Marco bolla le parole dell'apostolo come parole senza senso e lo giustifica in virtù del timore provato. Beatitudine e timore si fondono. La prima è il segno dell'incontro con Dio. Il secondo rivela la nostra distanza e piccolezza davanti al Mistero. Di questo furono testimoni Mosè ed Elia. Essi conobbero il Dio che è luce. Ma anche il Dio che è tenebra. Il brano ci conduce proprio all'oscurità di una nube (v. 7). Se prima il testo abbondava di dettagli visivi, ora si ode soltanto una voce. La voce del cielo rimanda alla voce della terra, dove è il Figlio amato.

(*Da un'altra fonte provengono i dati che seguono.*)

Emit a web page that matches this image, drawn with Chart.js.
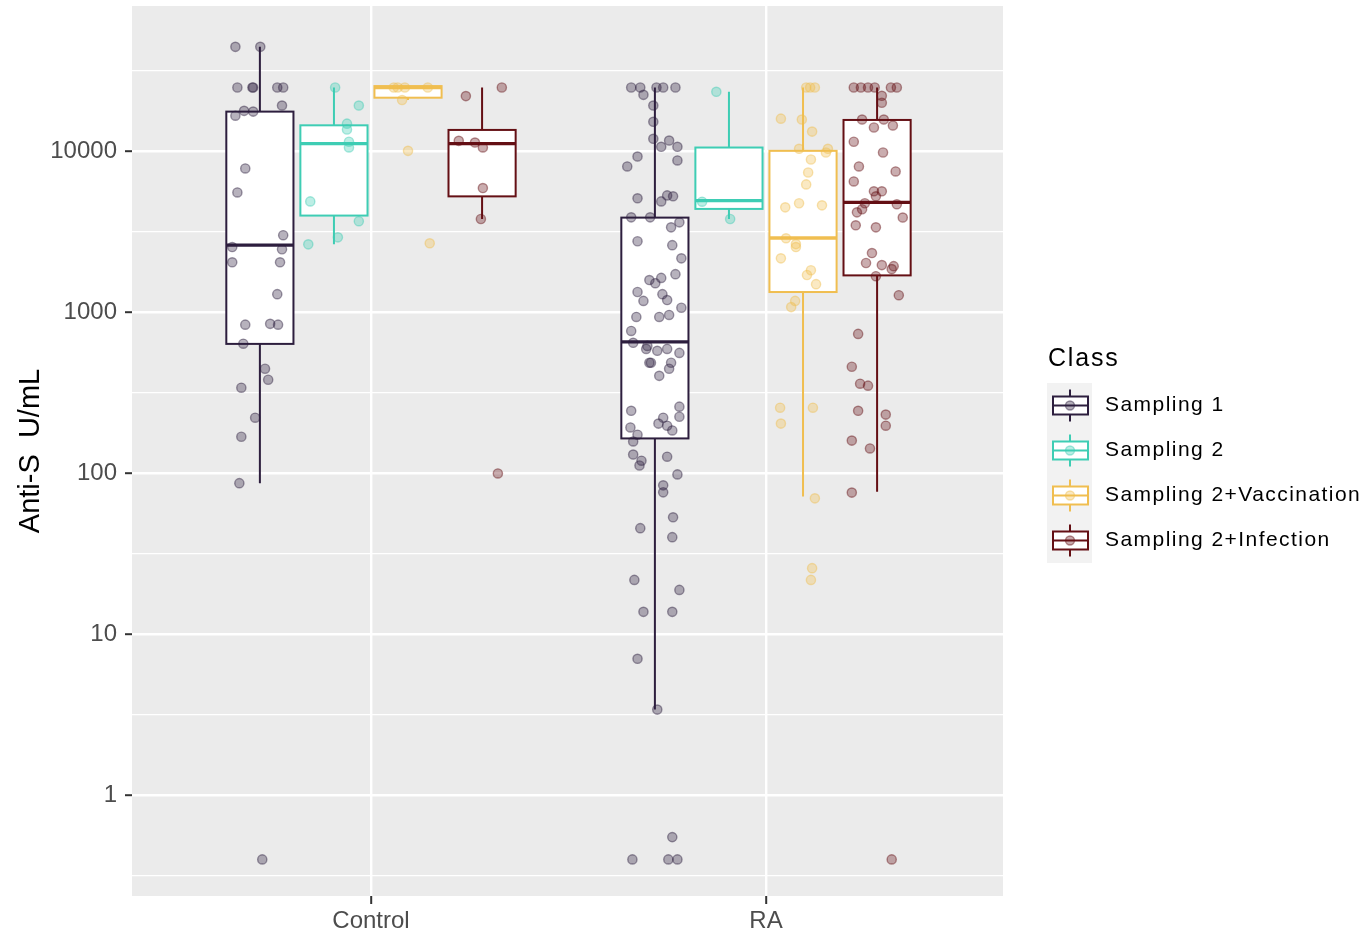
<!DOCTYPE html>
<html>
<head>
<meta charset="utf-8">
<title>Anti-S U/mL by class</title>
<script src="https://cdn.jsdelivr.net/npm/chart.js@4.4.1/dist/chart.umd.min.js"></script>
<style>
  html, body { margin: 0; padding: 0; background: #ffffff; overflow: hidden; }
  #wrap { width: 1363px; height: 931px; position: relative; }
</style>
</head>
<body>
<div id="wrap"><canvas id="antiSChart"></canvas></div>
<script>
// categories, classes and axis ticks
const categories = ["Control", "RA"];
const classNames = ["Sampling 1", "Sampling 2", "Sampling 2+Vaccination", "Sampling 2+Infection"];
const yMajorTicks = [1, 10, 100, 1000, 10000];
const yMinorTicks = [0.3162, 3.162, 31.62, 316.2, 3162, 31623];

// box stats: [lower whisker, q1, median, q3, upper whisker]
const s1ControlBox = [87, 638, 2620, 17700, 44700];
const s2ControlBox = [2650, 4000, 11200, 14550, 25000];
const s3ControlBox = [20900, 21600, 25000, 25500, 25500];
const s4ControlBox = [3810, 5265, 11200, 13620, 25000];
const s1RaBox = [3.41, 165, 657, 3885, 25000];
const s2RaBox = [3810, 4400, 4955, 10590, 23500];
const s3RaBox = [72, 1340, 2905, 10100, 25000];
const s4RaBox = [77, 1700, 4835, 15710, 25000];

// jittered points: values and horizontal jitter (x units, from the box centre)
const s1ControlValues = [44700, 44700, 25000, 25000, 25000, 25000, 25000, 19300, 16700, 17900, 17700, 7850, 5570, 3020, 2550, 2470, 2050, 2050, 1300, 840, 850, 840, 640, 447, 382, 341, 222, 169, 87, 0.4];
const s1ControlJitter = [-0.062, 0.001, -0.057, -0.019, -0.017, 0.044, 0.059, 0.056, -0.062, -0.040, -0.017, -0.037, -0.057, 0.059, -0.070, 0.056, -0.070, 0.051, 0.044, -0.037, 0.026, 0.046, -0.042, 0.013, 0.021, -0.047, -0.012, -0.047, -0.052, 0.006];

const s2ControlValues = [25000, 19300, 14900, 13700, 11500, 10600, 4900, 3690, 2930, 2650];
const s2ControlJitter = [0.003, 0.063, 0.033, 0.033, 0.038, 0.038, -0.060, 0.063, 0.010, -0.065];

const s3ControlValues = [25000, 25000, 25000, 25000, 20900, 10100, 2690];
const s3ControlJitter = [-0.036, -0.026, -0.008, 0.050, -0.015, 0.000, 0.055];

const s4ControlValues = [25000, 22100, 11650, 11370, 10600, 5930, 3810, 100];
const s4ControlJitter = [0.050, -0.041, -0.059, -0.018, 0.002, 0.002, -0.003, 0.040];

const s1RaValues = [25000, 25000, 22500, 25000, 25000, 25000, 19300, 15300, 12000, 11700,
  10700, 10700, 9310, 8075, 8800, 5120, 5340, 5270, 4900, 3900,
  3900, 3380, 3630, 2770, 2620, 2170, 1730, 1640, 1590, 1520,
  1340, 1300, 1180, 1195, 1070, 938, 938, 965, 768, 648,
  594, 578, 594, 561, 620, 487, 487, 487, 447, 404,
  245, 260, 225, 222, 204, 198, 185, 193, 174, 158,
  131, 120, 112, 127, 98.6, 84.3, 76.3, 53.4, 45.7, 40.2,
  21.8, 18.9, 13.8, 13.8, 7.05, 3.41, 0.55, 0.4, 0.4, 0.4];
const s1RaJitter = [-0.060, -0.037, -0.029, 0.004, 0.021, 0.052, -0.004, -0.004, -0.004, 0.036,
  0.016, 0.057, -0.044, -0.070, 0.057, -0.044, 0.031, 0.046, 0.016, -0.060,
  -0.012, 0.041, 0.062, -0.044, 0.044, 0.067, 0.052, 0.016, -0.014, 0.001,
  -0.044, 0.019, -0.029, 0.031, 0.067, -0.047, 0.011, 0.036, -0.060, -0.055,
  -0.022, 0.006, 0.031, 0.062, -0.019, -0.014, -0.010, 0.041, 0.036, 0.011,
  -0.060, 0.062, 0.062, 0.021, 0.009, 0.031, 0.044, -0.062, -0.044, -0.055,
  -0.055, -0.034, -0.039, 0.031, 0.057, 0.021, 0.021, 0.046, -0.037, 0.044,
  -0.052, 0.062, -0.029, 0.044, -0.044, 0.006, 0.044, -0.057, 0.034, 0.057];

const s2RaValues = [23500, 4880, 3810];
const s2RaJitter = [-0.032, -0.068, 0.003];

const s3RaValues = [25000, 25000, 25000, 16000, 15800, 13300, 10400, 10400, 9860, 8920,
  7410, 6250, 4500, 4770, 4630, 2890, 2660, 2550, 2170, 1830,
  1710, 1500, 1180, 1080, 256, 256, 204, 70, 25.8, 21.8];
const s3RaJitter = [0.008, 0.030, 0.018, -0.056, -0.003, 0.023, -0.010, 0.063, 0.058, 0.020,
  0.013, 0.008, -0.045, -0.010, 0.048, -0.043, -0.018, -0.018, -0.056, 0.020,
  0.010, 0.033, -0.020, -0.030, -0.058, 0.025, -0.056, 0.030, 0.023, 0.020];

const s4RaValues = [25000, 25000, 25000, 25000, 25000, 25000, 22200, 20100, 15800, 15800,
  14100, 14500, 11500, 9860, 8080, 7520, 6520, 5660, 5660, 5270,
  4770, 4700, 4380, 4190, 3890, 3480, 3380, 2340, 2030, 1970,
  1940, 1860, 1680, 1280, 736, 460, 361, 351, 245, 232,
  198, 160, 143, 76, 0.4];
const s4RaJitter = [-0.059, -0.041, -0.023, -0.006, 0.035, 0.050, 0.012, 0.012, -0.038, 0.017,
  -0.008, 0.040, -0.059, 0.015, -0.046, 0.047, -0.059, -0.008, 0.012, -0.003,
  -0.031, 0.050, -0.038, -0.051, 0.065, -0.054, -0.003, -0.013, -0.028, 0.012,
  0.042, 0.037, -0.003, 0.055, -0.048, -0.064, -0.043, -0.023, -0.048, 0.022,
  0.022, -0.064, -0.018, -0.064, 0.037];

// group table (class index, category index)
const groups = [
  { cls: 0, cat: 0, box: s1ControlBox, values: s1ControlValues, jitter: s1ControlJitter },
  { cls: 1, cat: 0, box: s2ControlBox, values: s2ControlValues, jitter: s2ControlJitter },
  { cls: 2, cat: 0, box: s3ControlBox, values: s3ControlValues, jitter: s3ControlJitter },
  { cls: 3, cat: 0, box: s4ControlBox, values: s4ControlValues, jitter: s4ControlJitter },
  { cls: 0, cat: 1, box: s1RaBox, values: s1RaValues, jitter: s1RaJitter },
  { cls: 1, cat: 1, box: s2RaBox, values: s2RaValues, jitter: s2RaJitter },
  { cls: 2, cat: 1, box: s3RaBox, values: s3RaValues, jitter: s3RaJitter },
  { cls: 3, cat: 1, box: s4RaBox, values: s4RaValues, jitter: s4RaJitter },
];

const classColors = [[45, 30, 62], [62, 205, 180], [240, 190, 80], [100, 15, 20]];
const dodge = [-0.28125, -0.09375, 0.09375, 0.28125];
const boxHalfWidth = 0.085;
const fontFamily = "'Liberation Sans', Arial, sans-serif";

const rgba = (c, a) => `rgba(${c[0]}, ${c[1]}, ${c[2]}, ${a})`;
const groupCentre = (g) => g.cat + 1 + dodge[g.cls];

const datasets = classNames.map((name, k) => ({
  label: name,
  data: groups.filter(g => g.cls === k).flatMap(g =>
    g.values.map((v, i) => ({ x: groupCentre(g) + g.jitter[i], y: v }))),
  pointRadius: 4.6,
  pointBorderWidth: 1.4,
  pointBackgroundColor: rgba(classColors[k], 0.34),
  pointBorderColor: rgba(classColors[k], 0.45),
}));

// grey panel behind the grid
const panelBackground = {
  id: "panelBackground",
  beforeDraw(chart) {
    const { ctx, chartArea: a } = chart;
    ctx.save();
    ctx.fillStyle = "#EBEBEB";
    ctx.fillRect(a.left, a.top, a.right - a.left, a.bottom - a.top);
    ctx.restore();
  },
};

// boxes and whiskers, placed through the chart scales
const boxplots = {
  id: "boxplots",
  beforeDatasetsDraw(chart) {
    const { ctx, chartArea: a, scales: { x, y } } = chart;
    ctx.save();
    ctx.beginPath();
    ctx.rect(a.left, a.top, a.right - a.left, a.bottom - a.top);
    ctx.clip();
    groups.forEach(g => {
      const c = groupCentre(g);
      const cx = x.getPixelForValue(c);
      const l = x.getPixelForValue(c - boxHalfWidth);
      const r = x.getPixelForValue(c + boxHalfWidth);
      const [lo, q1, med, q3, hi] = g.box.map(v => y.getPixelForValue(v));
      const col = rgba(classColors[g.cls], 1);
      ctx.strokeStyle = col;
      ctx.lineWidth = 2;
      ctx.beginPath();
      ctx.moveTo(cx, hi); ctx.lineTo(cx, q3);
      ctx.moveTo(cx, q1); ctx.lineTo(cx, lo);
      ctx.stroke();
      ctx.fillStyle = "#FFFFFF";
      ctx.fillRect(l, q3, r - l, q1 - q3);
      ctx.strokeRect(l, q3, r - l, q1 - q3);
      ctx.lineWidth = 3.4;
      ctx.beginPath();
      ctx.moveTo(l, med); ctx.lineTo(r, med);
      ctx.stroke();
    });
    ctx.restore();
  },
};

// ggplot style legend on the right
const classLegend = {
  id: "classLegend",
  afterDraw(chart) {
    const ctx = chart.ctx;
    const left = 1047, top = 383, row = 45;
    ctx.save();
    ctx.fillStyle = "#000000";
    ctx.textBaseline = "alphabetic";
    ctx.font = `25px ${fontFamily}`;
    if ("letterSpacing" in ctx) ctx.letterSpacing = "1.8px";
    ctx.fillText("Class", left + 1, 366);
    ctx.fillStyle = "#F2F2F2";
    ctx.fillRect(left, top, 45, row * classNames.length);
    classNames.forEach((name, k) => {
      const cy = top + row * k + row / 2;
      const cx = left + 23;
      const col = rgba(classColors[k], 1);
      ctx.strokeStyle = col;
      ctx.lineWidth = 2;
      ctx.beginPath();
      ctx.moveTo(cx, cy - 16); ctx.lineTo(cx, cy - 9);
      ctx.moveTo(cx, cy + 9); ctx.lineTo(cx, cy + 16);
      ctx.stroke();
      ctx.fillStyle = "#FFFFFF";
      ctx.fillRect(left + 6, cy - 9, 35, 18);
      ctx.strokeRect(left + 6, cy - 9, 35, 18);
      ctx.beginPath();
      ctx.moveTo(left + 6, cy); ctx.lineTo(left + 41, cy);
      ctx.stroke();
      ctx.beginPath();
      ctx.arc(cx, cy, 4.5, 0, Math.PI * 2);
      ctx.fillStyle = rgba(classColors[k], 0.36);
      ctx.fill();
      ctx.lineWidth = 1.4;
      ctx.strokeStyle = rgba(classColors[k], 0.45);
      ctx.stroke();
      ctx.fillStyle = "#000000";
      ctx.font = `21px ${fontFamily}`;
      if ("letterSpacing" in ctx) ctx.letterSpacing = "1.45px";
      ctx.textBaseline = "middle";
      ctx.fillText(name, left + 58, cy);
    });
    ctx.restore();
  },
};

const isMajor = (ctx) => ctx.tick && yMajorTicks.includes(ctx.tick.value);

new Chart(document.getElementById("antiSChart").getContext("2d"), {
  type: "scatter",
  data: { datasets },
  options: {
    responsive: true,
    maintainAspectRatio: false,
    animation: false,
    events: [],
    layout: { padding: { top: 3, right: 360, bottom: 0, left: 0 } },
    plugins: {
      legend: { display: false },
      tooltip: { enabled: false },
    },
    scales: {
      x: {
        type: "linear",
        min: 0.395,
        max: 2.6,
        afterBuildTicks: (scale) => {
          scale.ticks = categories.map((c, i) => ({ value: i + 1 }));
        },
        afterFit: (scale) => {
          scale.height = 35;
          scale.paddingLeft = 0;
          scale.paddingRight = 0;
        },
        ticks: {
          autoSkip: false,
          maxRotation: 0,
          padding: 3,
          color: "#4D4D4D",
          font: { family: fontFamily, size: 24 },
          callback: (v) => categories[Math.round(v) - 1],
        },
        grid: { color: "#FFFFFF", lineWidth: 2.4, tickColor: "#333333", tickLength: 8, tickWidth: 2 },
        border: { display: false },
      },
      y: {
        type: "logarithmic",
        min: 0.2369,
        max: 80200,
        afterBuildTicks: (scale) => {
          scale.ticks = [...yMinorTicks, ...yMajorTicks].sort((a, b) => a - b).map(v => ({ value: v }));
        },
        afterFit: (scale) => {
          scale.width = 132;
          scale.paddingTop = 0;
          scale.paddingBottom = 0;
        },
        ticks: {
          autoSkip: false,
          padding: 8,
          color: "#4D4D4D",
          font: { family: fontFamily, size: 24 },
          callback: (v) => (yMajorTicks.includes(v) ? String(v) : ""),
        },
        grid: {
          color: "#FFFFFF",
          lineWidth: (ctx) => (isMajor(ctx) ? 2.4 : 1.2),
          tickColor: (ctx) => (isMajor(ctx) ? "#333333" : "rgba(0,0,0,0)"),
          tickLength: 7,
          tickWidth: 2,
        },
        border: { display: false },
        title: {
          display: true,
          text: "Anti-S  U/mL",
          color: "#000000",
          font: { family: fontFamily, size: 29 },
          padding: { top: 14, bottom: 0 },
        },
      },
    },
  },
  plugins: [panelBackground, boxplots, classLegend],
});
</script>
</body>
</html>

Nel comando offerto c'è tutto: «Ascoltatelo». Solo la parola del Figlio potrà illuminare la tenebra del Getsemani e quella del Golgota. Non è possibile vedere senza ascoltare. Non si può comprendere se non accettiamo una parola che non ci appartiene e che ci è donata. In essa converge tutto l'Antico Testamento. La durezza di cuore dei dodici impedirà loro di intuire quanta gloria e quanta luce si celi nell'umiliazione del Figlio di Dio. La nube lascia il posto alla solitudine di Cristo, che anticipa quella del Getsemani e quella della croce.

I dodici abbandoneranno Gesù, non avendo trattenuto nel cuore la parola che consente di vedere la gloria nascosta. Non v'è Quaresima senza Pasqua. Non v'è sofferenza senza consolazione. Non c'è fede che non riceva il tocco della trasfigurazione. Ma non possiamo fermare il bell'istante che condividiamo con Cristo e con la Chiesa senza spalancare l'orecchio alla parola che mostra tutto il cammino che manca e che infonde la forza per percorrerlo. Non c'è monte della trasfigurazione senza Calvario. L'ingiunzione che chiude il passo evangelico ci rimanda ancora alla risurrezione. I tre potranno riconoscere l'esperienza che hanno vissuto davanti alla tomba vuota. Un seme è stato gettato nel loro cuore. Maturerà nel silenzio delle loro domande e perplessità. Matura anche nel nostro silenzio se fecondato dall'ascolto del Figlio di Dio. La risurrezione di Gesù, anticipo e garanzia della nostra, è la luce su cui fissare lo sguardo.